The Leaping Tower of Pisa (Pt. 11) - Like Butter on Toast

6 min read
Cover Image for The Leaping Tower of Pisa (Pt. 11) - Like Butter on Toast
Chris McMenamy
Chris McMenamy

A league season is only supposed to be 38 games long, so why does it feel like we’re entering our third season of the season and it’s only February? You know what I mean? No, neither do I, really. The first 10 games of this season were nightmarish, the stats said top six but the results said relegation fodder and we looked destined to become another victim of the football hipster’s ‘favourite’ side, due to what we’ll call a misunderstanding between performances and results.

The second period of the season between November and January was a whirlwind. 13 games, 9 wins, 1 draw, 3 losses. The sort of form that would put you on the verge of a title challenge, but we were 8th due to the head start we gave the rest of the division. What was the difference between these two mini-seasons? Other than results and shipping Gollini off to Germany, the only difference was the results.

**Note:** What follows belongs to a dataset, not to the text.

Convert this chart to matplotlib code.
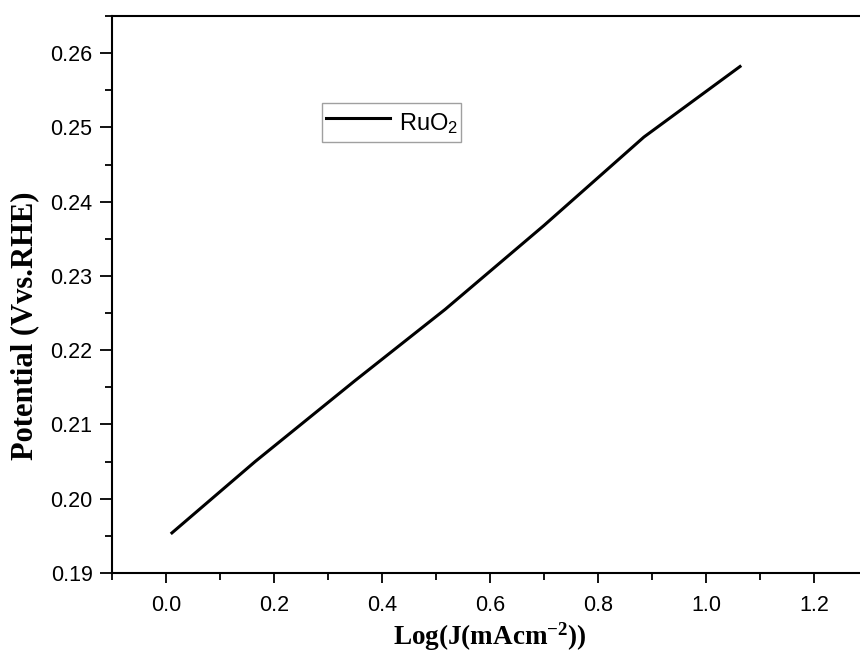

We looked like two different teams in the results column, but really it was the same players doing the same things.

Now, with 15 games to go and a shiny new wing back, Pisa are ready for a frontal assault on the top six. A month that begins in Bergamo and ends in Milan could be make or break as we sit on the precipice of an European adventure, with the fixtures easing up slightly in March and April.

This season has seen the introduction of a new tactic for away games, brought about due to the extra width on offer at other grounds. Our traditional 3–5–2 is built for our home ground, narrow enough that our entire XI could fit in a decently sized alleyway. Playing like this on the road hasn’t been successful, as we take a hammering out wide. Our new and improved set up away from home? Yep, you guessed it. A marginally different 3-5–2. Essentially, the home tactic but make it wider, spread it like butter on toast.

The wing backs sit wider, the back three remains solid with two WCBs and the midfield is compacted with a regista in front of the back three, a ball-winner to disrupt and a mezzala to dominate the half-spaces. Shorten the passing, lower the tempo slightly and work the wing-backs; fight exploitation with exploitation.

Atalanta, the inspiration for the 3–5–2, are the first to face the new and improved travelling Pisa band. And improved we are, winning 5–0 with four of the goals coming from the wide areas (the other a corner, naturally). Three days later, Lazio befall the same fate but in a very different way. In what might be the greatest self-sabotaging performance in FM history, Lazio give the ball away on the edge of their own box in the first minute, letting Lucca play in Esposito for an easy one at the back post. Shortly after, their ‘keeper goes walkabout at a free kick and Scalvini heads into an empty net. Next, they give the ball away again and Manolo Portanova rattles one in from 20 yards before Lazio have a man sent off. A comedy of errors in less than 40 minutes of football, astounding stuff.

The game ends 4–0 and Lazio manage to get another man sent off in the dying embers. Nine goals in three days and I have anointed myself as the tactical king, fully expecting a Jonathan Wilson book written in my name. At the very least, a tactics podcast or ten. Nine goals and none for Lorenzo Lucca, who you should know by now is the entire point of this series; although I’m sure he’s happy for the team etc, etc.

Now it’s time for two home games, Lecce and Juventus. Poor Lecce, catching us on this sort of form; they could consider themselves lucky they only lost 3–0. A Raspadori double and a Lucca tap-in was too much for a side battling relegation, as we moved into the top six for the first time. Pep Guardiola’s Juventus should prove much more of a stern test, although they’ve only beaten us once in the three games since we entered the division. They’re 2nd, well in the title race with Milan but their form is indifferent, at least for a side of such grandeur.

The game is typically Pisa; when we’re good, we’re good. Thankfully, this is a good period and we’re cruising into a 4–0 lead before half-time, two goals from Lucca taking him to the cusp of 20 Serie A goals this season. The second half is pretty dead until, in true Pisa form, we concede a nothing goal as the game ends. Still, thumping Juve 4–1 is always lovely. A trip to the San Siro to face the leaders awaits, we’re in a great mood and we’ve got a lovely little away tactic to fall back on.

Milan away starts as you’d expect, with our new setup pushed to the brink for 45 minutes but we’re still level. Have we created much? Not even a shot on goal, our xG looking like a good price for a Freddo. I tell the players to keep up the good work in the hope that, at some point, we might nick a goal. However, the game has other plans for me and we’re quickly behind. One becomes two as quickly as I totally switch things up in the hope of getting back into it but we’re not even second best today. Sexy old Frenchman Olivier Giroud comes on and scores twice in injury time as Milan fully take the piss; just enough to suck out all the optimism from our run of four wins.

Maybe we are a mid-table side after all, which isn’t something to be ashamed of but the faint promise of more made us want more. The final ten fixtures aren’t anywhere near as tough as this month, with Roma and Napoli away the pick of the bunch. We’ve got Inter in there as well, but they’re 12th now so they’re probably quite shit. Famous last words and all that.